Young was born in Salt Lake City in 1858, to Joseph A. Young and his wife Margaret Whitehead. Joseph Young was the son of Brigham Young and his wife Mary Ann Angell.[1][2] He entered West Point in 1878, and graduated 15th in the Class of 1882. In 1884 he graduated from Columbia University Law School, and practiced as a military attorney until 1888, when he returned to Utah to open a private law practice.
He reentered the military during the Spanish-American War, and led the Utah Light Artillery in the Philippines.[1] When the war ended, he was appointed as an Associate Justice of the U.S. Territory of the Philippines Supreme Court.[1] He later returned to private legal practice, acting as attorney for the Idaho Sugar Company (later becoming the Utah-Idaho Sugar Company).[1]
In 1918 he was commissioned as a brigadier general, and he led a U.S. infantry brigade in France. He died of appendicitis in 1919.

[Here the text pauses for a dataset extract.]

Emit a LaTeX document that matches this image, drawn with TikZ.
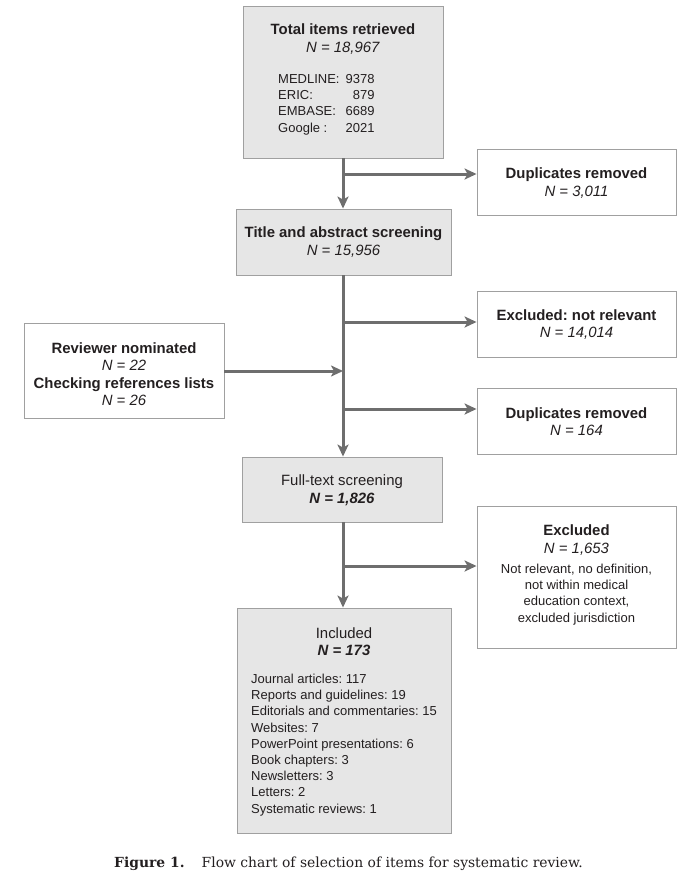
\documentclass[tikz,border=0pt]{standalone}
\usepackage{fontspec}
\setmainfont{Liberation Serif}
\newfontfamily\hv{Liberation Sans}
\newfontfamily\capfont{DejaVu Serif}
\usetikzlibrary{arrows.meta}
\definecolor{boxgray}{HTML}{E6E6E6}
\definecolor{edgegray}{HTML}{A0A0A0}
\definecolor{arrgray}{HTML}{6E6E6E}
\definecolor{txt}{HTML}{231F20}
\frenchspacing
\begin{document}
\begin{tikzpicture}[x=1pt,y=-1pt,
  boxw/.style={draw=edgegray, line width=0.9pt, fill=white, inner sep=0pt},
  boxg/.style={draw=edgegray, line width=0.9pt, fill=boxgray, inner sep=0pt},
  head/.style={text=txt, align=center, inner sep=0pt, font=\hv\fontsize{14.9}{17.5}\selectfont},
  body/.style={text=txt, inner sep=0pt, font=\hv\fontsize{13}{16.2}\selectfont},
  arr/.style={draw=arrgray, line width=3pt, -{Stealth[length=12pt,width=11pt,inset=3pt]}},
  ln/.style={draw=arrgray, line width=3pt}]
\useasboundingbox (0,0) rectangle (683,878);
% boxes
\node[boxg, minimum width=200pt, minimum height=152pt] (total) at (343,82) {};
\node[boxw, minimum width=199pt, minimum height=66pt] (dup1) at (576.5,182) {};
\node[boxg, minimum width=215pt, minimum height=66pt] (title) at (343.5,242) {};
\node[boxw, minimum width=199pt, minimum height=66pt] (excl1) at (576.5,324) {};
\node[boxw, minimum width=200pt, minimum height=95pt] (rev) at (124,370.5) {};
\node[boxw, minimum width=199pt, minimum height=66pt] (dup2) at (576.5,421) {};
\node[boxg, minimum width=200pt, minimum height=65pt] (full) at (342,489.5) {};
\node[boxw, minimum width=199pt, minimum height=142pt] (excl2) at (576.5,577) {};
\node[boxg, minimum width=214pt, minimum height=225pt] (incl) at (344,720.5) {};
% texts
\node[head] (totalT) at (343,39) {\textbf{Total items retrieved}\\\textit{N = 18,967}};
\node[body, anchor=west] (totalL) at (278,104.5) {\begin{tabular}{@{}l@{\hspace{6pt}}r@{}}MEDLINE: & 9378\\ERIC: & 879\\EMBASE: & 6689\\Google : & 2021\end{tabular}};
\node[head] (dup1T) at (576.5,183) {\textbf{Duplicates removed}\\\textit{N = 3,011}};
\node[head] (titleT) at (343.5,242) {\textbf{Title and abstract screening}\\\textit{N = 15,956}};
\node[head] (excl1T) at (576.5,324.5) {\textbf{Excluded: not relevant}\\\textit{N = 14,014}};
\node[head] (revT) at (124,374) {\textbf{Reviewer nominated}\\\textit{N = 22}\\\textbf{Checking references lists}\\\textit{N = 26}};
\node[head] (dup2T) at (576.5,421.5) {\textbf{Duplicates removed}\\\textit{N = 164}};
\node[head] (fullT) at (342,490) {Full-text screening\\\textbf{\textit{N = 1,826}}};
\node[head] (excl2T) at (576.5,540) {\textbf{Excluded}\\\textit{N = 1,653}};
\node[body, align=center] (excl2B) at (576.5,594.5) {Not relevant, no definition,\\not within medical\\education context,\\excluded jurisdiction};
\node[head] (inclT) at (344,641.5) {Included\\\textbf{\textit{N = 173}}};
\node[body, align=left, anchor=west] (inclL) at (251,745) {Journal articles: 117\\Reports and guidelines: 19\\Editorials and commentaries: 15\\Websites: 7\\PowerPoint presentations: 6\\Book chapters: 3\\Newsletters: 3\\Letters: 2\\Systematic reviews: 1};
% connectors
\coordinate (s1) at (343,174);
\coordinate (s2) at (343,322);
\coordinate (s3) at (343,371);
\coordinate (s4) at (343,409);
\coordinate (s5) at (343,566);
\draw[arr] (total.south -| s1) -- (title.north -| s1);
\draw[arr] (s1) -- (s1 -| dup1.west);
\draw[arr] (title.south -| s1) -- (full.north -| s1);
\draw[arr] (s2) -- (s2 -| excl1.west);
\draw[arr] (s4) -- (s4 -| dup2.west);
\draw[arr] (rev.east |- s3) -- (s3);
\draw[arr] (full.south -| s1) -- (incl.north -| s1);
\draw[arr] (s5) -- (s5 -| excl2.west);
% caption
\node[inner sep=0pt, anchor=base, text=txt, font=\capfont\fontsize{13.9}{16}\selectfont] (cap) at (348.5,867) {\textbf{Figure 1.}\hspace{17pt}Flow chart of selection of items for systematic review.};
\end{tikzpicture}
\end{document}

Richard Young married Minerva Richards, the daughter of Henry Phinehas Richards and Margaret Minerva Amanda Empey. Henry Richards was a son of Phinehas Richards and his wife Wealthy Dewey, and thus a brother of Franklin D. Richards. This means that Richard and Minerva were third cousins, since they both descended from Phineas Howe and Susannah Goddard.
Young's daughter Minerva was the wife of Adam S. Bennion.